Articles

Amicus Curiae Brief against Kentucky

In Spotlight on March 10, 2015 by Randolph Hollingsworth Tagged: , ,

Have you seen the recent Amicus Curiae brief to the Supreme Court submitted by some of the greatest historians of the day? The American Historical Association signed on in support of the brief also. It is well worth discussing with your students since it is an excellent example of the importance and vitality of the discipline of history today. It is in support of the petitioners and an argument against the Kentucky governor’s case against same-sex marriage: Obergefell, et. al. v.

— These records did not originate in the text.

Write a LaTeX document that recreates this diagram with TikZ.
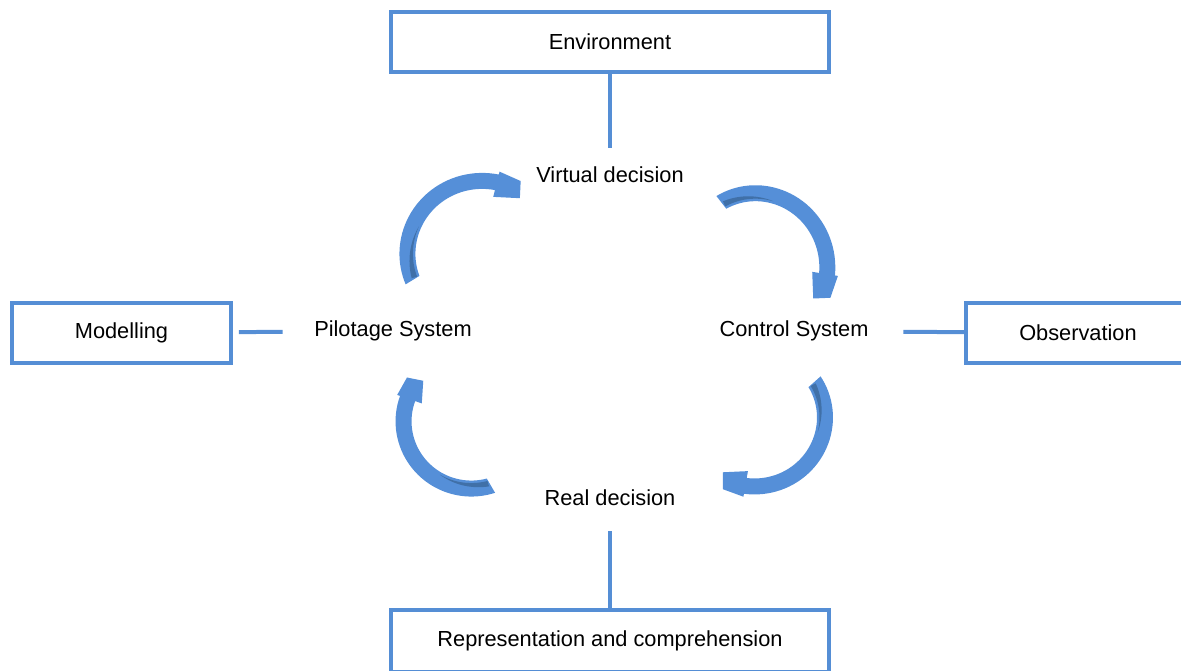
\documentclass[tikz,border=0pt]{standalone}
\usepackage{fontspec}
\setmainfont{Liberation Sans}
\definecolor{lineblue}{RGB}{85,142,213}
\definecolor{arrowblue}{RGB}{85,143,216}
\definecolor{arrowshade}{RGB}{64,112,168}

% Curved block arrow turning clockwise around a centre:
% #1,#2 centre, #3 tail angle, #4 head angle, #5 outer radius at tail, #6 outer radius at head
\newcommand\bentarrow[6]{%
  \begin{scope}[shift={(#1,#2)},yscale=-1]
    \pgfmathsetmacro\bA{#3}\pgfmathsetmacro\bB{#4}%
    \pgfmathsetmacro\bRa{#5}\pgfmathsetmacro\bRb{#6}%
    \pgfmathsetmacro\bAi{\bA-3}%
    \pgfmathsetmacro\bD{\bA-48}%
    \pgfmathsetmacro\bT{\bB-15}\pgfmathsetmacro\bTi{\bB-21}%
    \pgfmathsetmacro\bHo{\bRb+3}\pgfmathsetmacro\bFo{\bRb+2}%
    \pgfmathsetmacro\bFi{\bRb-13}\pgfmathsetmacro\bHi{\bRb-23}\pgfmathsetmacro\bSi{\bRb-16}%
    \fill[arrowblue]
      plot[domain=\bA:\bB,samples=40] (\x:{\bRa+(\bRb-\bRa)*(\bA-\x)/(\bA-\bB)})
      -- (\bB:\bHo) -- (\bT:\bFo) -- (\bTi:\bFi) -- (\bB:\bHi) -- (\bB:\bSi)
      -- plot[domain=\bB:\bAi,samples=40] (\x:{\bRa+(\bRb-\bRa)*(\bA-\x)/(\bA-\bB)-16})
      -- cycle;
    % darker underside showing near the tail
    \fill[arrowshade]
      plot[domain=\bAi:\bD,samples=20] (\x:{\bRa+(\bRb-\bRa)*(\bA-\x)/(\bA-\bB)-13.5})
      -- plot[domain=\bD:\bAi,samples=20] (\x:{\bRa+(\bRb-\bRa)*(\bA-\x)/(\bA-\bB)-13.5+6*(\x-\bD)/48})
      -- cycle;
  \end{scope}}

\begin{document}
\begin{tikzpicture}[x=0.02cm,y=-0.02cm,
  every node/.style={font=\fontsize{12.4}{15}\selectfont, inner sep=0pt},
  box/.style={draw=lineblue, line width=0.08cm, fill=white, minimum height=1.2cm},
  tag/.style={minimum width=4.4cm, minimum height=1.08cm},
  conn/.style={draw=lineblue, line width=0.08cm}]
  \useasboundingbox (0,0) rectangle (1181,671);
  \clip (0,0) rectangle (1181,671);

  % cycle arrows
  \bentarrow{478}{258}{200}{76}{77}{86}
  \bentarrow{750}{262}{117}{-9}{74}{86}
  \bentarrow{758}{414}{31}{-100}{73}{81}
  \bentarrow{470}{420}{-71}{-199}{77}{74}

  % outer boxes
  \node[box, minimum width=8.78cm] (env) at (610,42) {Environment};
  \node[box, minimum width=4.38cm] (mod) at (121.5,333) {Modelling};
  \node[box, minimum width=4.48cm] (obs) at (1078,333) {Observation};
  \node[box, minimum width=8.78cm, minimum height=1.24cm] (rep) at (610,641)
    {\raisebox{0.06cm}{Representation and comprehension}};

  % inner labels
  \node[tag] (vd) at (610,175) {Virtual decision};
  \node[tag] (rd) at (610,498) {Real decision};
  \node[tag] (pil) at (393,331) {Pilotage System};
  \node[tag, minimum width=4.36cm] (ctl) at (794,331) {Control System};

  % connectors
  \draw[conn] (env) -- (vd);
  \draw[conn, shorten <=0.12cm] (rd) -- (rep);
  \draw[conn, shorten <=0.12cm] (mod) -- (pil);
  \draw[conn] (ctl) -- (obs);
\end{tikzpicture}
\end{document}
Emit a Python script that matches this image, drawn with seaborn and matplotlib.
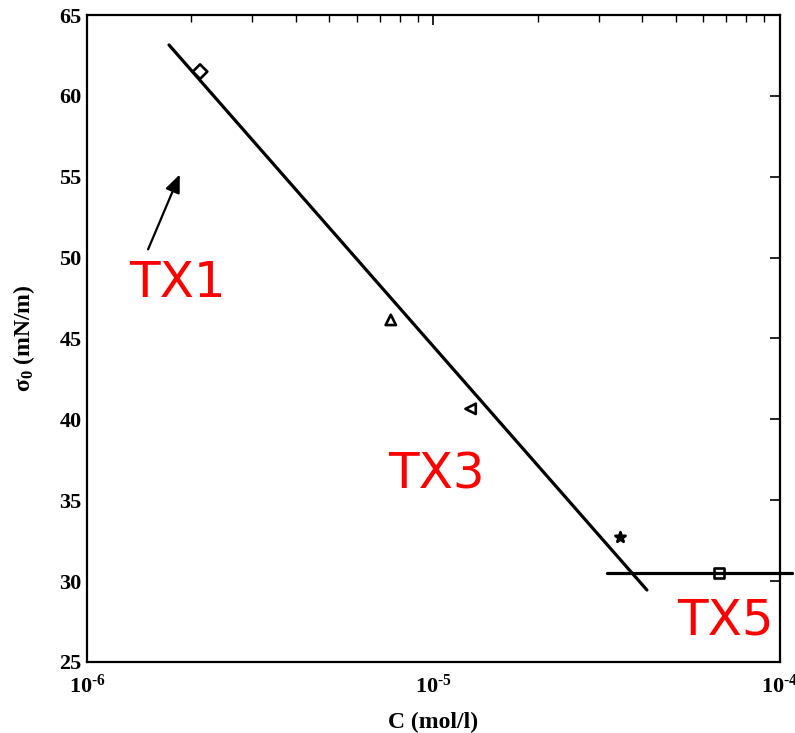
import matplotlib
matplotlib.use("Agg")
import matplotlib.pyplot as plt
import seaborn as sns
import numpy as np
import pandas as pd
from matplotlib.ticker import LogLocator, NullFormatter, FixedLocator

# Measured surface tension of each surfactant
samples = ["TX1", "TX2", "TX3", "TX4", "TX5"]
conc = [2.12e-6, 7.53e-6, 1.28e-5, 3.45e-5, 6.67e-5]
sigma0 = [61.5, 46.15, 40.65, 32.7, 30.5]
marker_map = {"TX1": "D", "TX2": "^", "TX3": "<", "TX4": "*", "TX5": "s"}

# Linear fit in log(C) below the CMC and plateau above it
fit_c = [1.725e-6, 4.13e-5]
fit_sigma = [63.15, 29.45]
plateau_c = [3.16e-5, 1.08e-4]
plateau_sigma = [30.5, 30.5]

# Arrow pointing to the TX1 region
arrow_tail = (1.49e-6, 50.35)
arrow_head = (1.866e-6, 55.3)

# Label positions for the sample names
label_text = ["TX1", "TX3", "TX5"]
label_c = [1.83e-6, 1.017e-5, 6.94e-5]
label_sigma = [48.46, 36.59, 27.57]

yticks = [25, 30, 35, 40, 45, 50, 55, 60, 65]
xticks = [1e-6, 1e-5, 1e-4]
xticklabels = [r"$\mathbf{10}^{\text{-6}}$", r"$\mathbf{10}^{\text{-5}}$",
               r"$\mathbf{10}^{\text{-4}}$"]

sns.set_theme(style="white")
plt.rcParams["font.family"] = ["Liberation Serif", "DejaVu Serif"]
plt.rcParams["mathtext.fontset"] = "custom"
plt.rcParams["mathtext.rm"] = "Liberation Serif:bold"
plt.rcParams["mathtext.bf"] = "Liberation Serif:bold"
plt.rcParams["mathtext.it"] = "Liberation Serif:bold"
plt.rcParams["mathtext.default"] = "bf"
plt.rcParams["axes.unicode_minus"] = False
plt.rcParams["text.color"] = "black"
plt.rcParams["axes.labelcolor"] = "black"
plt.rcParams["xtick.color"] = "black"
plt.rcParams["ytick.color"] = "black"

fig = plt.figure(figsize=(7.95, 7.33), dpi=100)
ax = fig.add_axes([0.1094, 0.0969, 0.8717, 0.8826])

df_pts = pd.DataFrame({"C": conc, "sigma": sigma0, "sample": samples})
df_fit = pd.DataFrame({"C": fit_c, "sigma": fit_sigma})
df_plat = pd.DataFrame({"C": plateau_c, "sigma": plateau_sigma})

sns.lineplot(data=df_fit, x="C", y="sigma", color="black", linewidth=2.3, ax=ax)
sns.lineplot(data=df_plat, x="C", y="sigma", color="black", linewidth=2.3, ax=ax,
             clip_on=False)

for s, m in marker_map.items():
    sub = df_pts[df_pts["sample"] == s]
    sns.scatterplot(data=sub, x="C", y="sigma", marker=m,
                    s=55 if m != "*" else 60,
                    facecolor="none" if m != "*" else "black",
                    edgecolor="black", linewidth=1.9, ax=ax, legend=False, zorder=5)

ax.annotate("", xy=arrow_head, xytext=arrow_tail,
            arrowprops=dict(arrowstyle="-|>,head_length=0.9,head_width=0.38",
                            color="black", lw=1.6))

for t, c, s in zip(label_text, label_c, label_sigma):
    ax.text(c, s, t, color="red", fontsize=36, family="DejaVu Sans",
            ha="center", va="center")

ax.set_xscale("log")
ax.set_xlim(1e-6, 1e-4)
ax.set_ylim(25, 65)
ax.yaxis.set_major_locator(FixedLocator(yticks))
ax.set_xticks(xticks)
ax.set_xticklabels(xticklabels, fontweight="bold")
ax.xaxis.set_minor_locator(LogLocator(base=10, subs=np.arange(2, 10)))
ax.xaxis.set_minor_formatter(NullFormatter())

ax.tick_params(axis="both", which="both", direction="in", top=True, right=True,
               labelsize=16, pad=4)
ax.tick_params(axis="x", which="major", pad=9)
ax.tick_params(which="major", length=7, width=1.2)
ax.tick_params(which="minor", length=5, width=1.0)
for lab in ax.get_yticklabels():
    lab.set_fontweight("bold")

for sp in ax.spines.values():
    sp.set_color("black")
    sp.set_linewidth(1.6)

ax.set_xlabel("C (mol/l)", fontsize=17, fontweight="bold", labelpad=10)
ax.set_ylabel(r"$\mathbf{\sigma_0}$ (mN/m)", fontsize=17, fontweight="bold", labelpad=16)

fig.savefig("out.png", dpi=100)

Beshear, Gov. of Kentucky.

The questions the brief addresses are:

  1. Does the Fourteenth Amendment require a state to license a marriage between two people of the same sex?
  2. Does the Fourteenth Amendment require a state to recognize a marriage between two people of the same sex when their marriage was lawfully licensed and performed out-of-state?

Here is the outline of the response to those questions by a long list of historians (led by AHA member Nancy Cott of Harvard University).


I. Marriage has served multiple purposes beyond procreation throughout American history
     A. Marriage historically has served important political and economic purposes.
  1. Marriage developed in relation to governance.
  2. Marriage has created public order and economic benefits.

B. Marriage has always been about more than childbearing.

  1. Neither eligibility for marriage nor sexual intimacy within marriage has turned on the ability to procreate.

  2. Non-biological children have long been integral to the American family.
II. Marriage had changed to reject discriminatory rules and restrictions
     A. Marriage laws have changed to reflect changing understandings of spouses’ respective roles and rights.
     B. Race-based restrictions on marriage eligibility have been eliminated.
     C. Courts have played an instrumental role in changes to marriage laws.

In summary: “Throughout American history, marriage has served multiple state interests and has evolved to reflect social and legal changes. The historical record contradicts attempts to cast marriage as serving any single, overriding purpose. And it contradicts attempts to present marriage as a static institution so rooted in ‘tradition’ as to insulate it from constitutional challenge (23-24).”